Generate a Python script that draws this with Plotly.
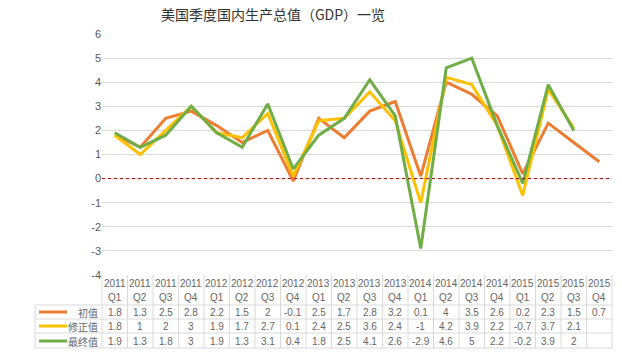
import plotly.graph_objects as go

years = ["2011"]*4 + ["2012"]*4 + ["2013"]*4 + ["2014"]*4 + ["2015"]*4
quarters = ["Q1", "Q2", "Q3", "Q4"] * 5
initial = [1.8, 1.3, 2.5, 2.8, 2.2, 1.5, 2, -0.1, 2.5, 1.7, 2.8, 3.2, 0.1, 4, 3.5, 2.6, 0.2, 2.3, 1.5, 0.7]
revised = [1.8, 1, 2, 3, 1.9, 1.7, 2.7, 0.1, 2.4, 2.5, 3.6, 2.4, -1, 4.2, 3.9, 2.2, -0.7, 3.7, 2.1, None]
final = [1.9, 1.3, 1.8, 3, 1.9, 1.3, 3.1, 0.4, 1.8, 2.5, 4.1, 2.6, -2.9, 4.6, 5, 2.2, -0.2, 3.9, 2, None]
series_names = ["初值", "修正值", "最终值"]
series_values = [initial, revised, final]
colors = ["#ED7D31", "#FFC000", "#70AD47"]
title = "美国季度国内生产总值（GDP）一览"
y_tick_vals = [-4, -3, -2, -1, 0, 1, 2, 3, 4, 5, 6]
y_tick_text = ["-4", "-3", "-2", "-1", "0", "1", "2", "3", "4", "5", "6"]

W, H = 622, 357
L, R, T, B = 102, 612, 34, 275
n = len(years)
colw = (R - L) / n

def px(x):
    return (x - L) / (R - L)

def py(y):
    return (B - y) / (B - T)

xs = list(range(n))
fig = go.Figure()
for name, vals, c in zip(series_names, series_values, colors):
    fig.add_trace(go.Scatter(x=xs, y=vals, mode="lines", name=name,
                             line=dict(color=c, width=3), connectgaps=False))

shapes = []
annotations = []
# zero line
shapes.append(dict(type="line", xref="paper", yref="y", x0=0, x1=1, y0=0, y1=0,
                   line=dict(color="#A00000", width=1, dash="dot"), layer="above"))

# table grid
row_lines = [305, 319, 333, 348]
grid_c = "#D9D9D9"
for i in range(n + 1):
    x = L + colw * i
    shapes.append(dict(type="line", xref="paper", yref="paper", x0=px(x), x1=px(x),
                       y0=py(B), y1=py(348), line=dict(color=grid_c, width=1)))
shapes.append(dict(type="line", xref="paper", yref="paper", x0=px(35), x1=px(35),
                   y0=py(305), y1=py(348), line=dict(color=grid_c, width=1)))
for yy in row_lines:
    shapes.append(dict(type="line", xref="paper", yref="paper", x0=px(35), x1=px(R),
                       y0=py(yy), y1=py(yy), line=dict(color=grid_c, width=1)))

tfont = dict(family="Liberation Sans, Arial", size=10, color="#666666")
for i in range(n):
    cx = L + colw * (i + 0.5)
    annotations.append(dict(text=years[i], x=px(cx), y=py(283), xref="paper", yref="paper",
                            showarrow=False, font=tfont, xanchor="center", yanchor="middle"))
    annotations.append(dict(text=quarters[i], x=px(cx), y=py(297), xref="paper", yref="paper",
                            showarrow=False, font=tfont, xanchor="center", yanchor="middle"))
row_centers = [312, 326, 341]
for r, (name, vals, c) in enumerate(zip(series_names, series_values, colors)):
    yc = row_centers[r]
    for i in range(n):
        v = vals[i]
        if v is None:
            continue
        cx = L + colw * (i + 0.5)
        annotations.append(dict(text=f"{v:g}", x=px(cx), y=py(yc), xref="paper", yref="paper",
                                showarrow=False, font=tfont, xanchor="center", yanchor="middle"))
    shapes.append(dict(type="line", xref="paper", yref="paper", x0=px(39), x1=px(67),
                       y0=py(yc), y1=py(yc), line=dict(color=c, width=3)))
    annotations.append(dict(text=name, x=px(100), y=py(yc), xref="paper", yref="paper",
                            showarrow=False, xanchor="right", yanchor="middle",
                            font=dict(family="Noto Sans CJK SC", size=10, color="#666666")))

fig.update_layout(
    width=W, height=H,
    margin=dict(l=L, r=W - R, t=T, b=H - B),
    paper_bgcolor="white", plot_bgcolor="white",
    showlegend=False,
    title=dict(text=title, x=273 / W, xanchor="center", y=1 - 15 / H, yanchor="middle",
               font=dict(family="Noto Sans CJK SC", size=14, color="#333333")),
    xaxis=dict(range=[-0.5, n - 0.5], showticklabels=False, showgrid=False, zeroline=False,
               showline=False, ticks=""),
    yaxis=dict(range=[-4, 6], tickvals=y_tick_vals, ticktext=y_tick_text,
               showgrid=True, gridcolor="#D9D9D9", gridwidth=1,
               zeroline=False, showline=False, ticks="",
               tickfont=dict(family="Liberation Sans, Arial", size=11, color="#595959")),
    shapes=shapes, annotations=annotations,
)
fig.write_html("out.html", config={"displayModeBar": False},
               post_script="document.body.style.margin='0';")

Problem
Copy out all of the data word for word. Do not carry over any picture.

Task response
Generate a Python script that draws this with Plotly.
import plotly.graph_objects as go

years = ["2011"]*4 + ["2012"]*4 + ["2013"]*4 + ["2014"]*4 + ["2015"]*4
quarters = ["Q1", "Q2", "Q3", "Q4"] * 5
initial = [1.8, 1.3, 2.5, 2.8, 2.2, 1.5, 2, -0.1, 2.5, 1.7, 2.8, 3.2, 0.1, 4, 3.5, 2.6, 0.2, 2.3, 1.5, 0.7]
revised = [1.8, 1, 2, 3, 1.9, 1.7, 2.7, 0.1, 2.4, 2.5, 3.6, 2.4, -1, 4.2, 3.9, 2.2, -0.7, 3.7, 2.1, None]
final = [1.9, 1.3, 1.8, 3, 1.9, 1.3, 3.1, 0.4, 1.8, 2.5, 4.1, 2.6, -2.9, 4.6, 5, 2.2, -0.2, 3.9, 2, None]
series_names = ["初值", "修正值", "最终值"]
series_values = [initial, revised, final]
colors = ["#ED7D31", "#FFC000", "#70AD47"]
title = "美国季度国内生产总值（GDP）一览"
y_tick_vals = [-4, -3, -2, -1, 0, 1, 2, 3, 4, 5, 6]
y_tick_text = ["-4", "-3", "-2", "-1", "0", "1", "2", "3", "4", "5", "6"]

W, H = 622, 357
L, R, T, B = 102, 612, 34, 275
n = len(years)
colw = (R - L) / n

def px(x):
    return (x - L) / (R - L)

def py(y):
    return (B - y) / (B - T)

xs = list(range(n))
fig = go.Figure()
for name, vals, c in zip(series_names, series_values, colors):
    fig.add_trace(go.Scatter(x=xs, y=vals, mode="lines", name=name,
                             line=dict(color=c, width=3), connectgaps=False))

shapes = []
annotations = []
# zero line
shapes.append(dict(type="line", xref="paper", yref="y", x0=0, x1=1, y0=0, y1=0,
                   line=dict(color="#A00000", width=1, dash="dot"), layer="above"))

# table grid
row_lines = [305, 319, 333, 348]
grid_c = "#D9D9D9"
for i in range(n + 1):
    x = L + colw * i
    shapes.append(dict(type="line", xref="paper", yref="paper", x0=px(x), x1=px(x),
                       y0=py(B), y1=py(348), line=dict(color=grid_c, width=1)))
shapes.append(dict(type="line", xref="paper", yref="paper", x0=px(35), x1=px(35),
                   y0=py(305), y1=py(348), line=dict(color=grid_c, width=1)))
for yy in row_lines:
    shapes.append(dict(type="line", xref="paper", yref="paper", x0=px(35), x1=px(R),
                       y0=py(yy), y1=py(yy), line=dict(color=grid_c, width=1)))

tfont = dict(family="Liberation Sans, Arial", size=10, color="#666666")
for i in range(n):
    cx = L + colw * (i + 0.5)
    annotations.append(dict(text=years[i], x=px(cx), y=py(283), xref="paper", yref="paper",
                            showarrow=False, font=tfont, xanchor="center", yanchor="middle"))
    annotations.append(dict(text=quarters[i], x=px(cx), y=py(297), xref="paper", yref="paper",
                            showarrow=False, font=tfont, xanchor="center", yanchor="middle"))
row_centers = [312, 326, 341]
for r, (name, vals, c) in enumerate(zip(series_names, series_values, colors)):
    yc = row_centers[r]
    for i in range(n):
        v = vals[i]
        if v is None:
            continue
        cx = L + colw * (i + 0.5)
        annotations.append(dict(text=f"{v:g}", x=px(cx), y=py(yc), xref="paper", yref="paper",
                                showarrow=False, font=tfont, xanchor="center", yanchor="middle"))
    shapes.append(dict(type="line", xref="paper", yref="paper", x0=px(39), x1=px(67),
                       y0=py(yc), y1=py(yc), line=dict(color=c, width=3)))
    annotations.append(dict(text=name, x=px(100), y=py(yc), xref="paper", yref="paper",
                            showarrow=False, xanchor="right", yanchor="middle",
                            font=dict(family="Noto Sans CJK SC", size=10, color="#666666")))

fig.update_layout(
    width=W, height=H,
    margin=dict(l=L, r=W - R, t=T, b=H - B),
    paper_bgcolor="white", plot_bgcolor="white",
    showlegend=False,
    title=dict(text=title, x=273 / W, xanchor="center", y=1 - 15 / H, yanchor="middle",
               font=dict(family="Noto Sans CJK SC", size=14, color="#333333")),
    xaxis=dict(range=[-0.5, n - 0.5], showticklabels=False, showgrid=False, zeroline=False,
               showline=False, ticks=""),
    yaxis=dict(range=[-4, 6], tickvals=y_tick_vals, ticktext=y_tick_text,
               showgrid=True, gridcolor="#D9D9D9", gridwidth=1,
               zeroline=False, showline=False, ticks="",
               tickfont=dict(family="Liberation Sans, Arial", size=11, color="#595959")),
    shapes=shapes, annotations=annotations,
)
fig.write_html("out.html", config={"displayModeBar": False},
               post_script="document.body.style.margin='0';")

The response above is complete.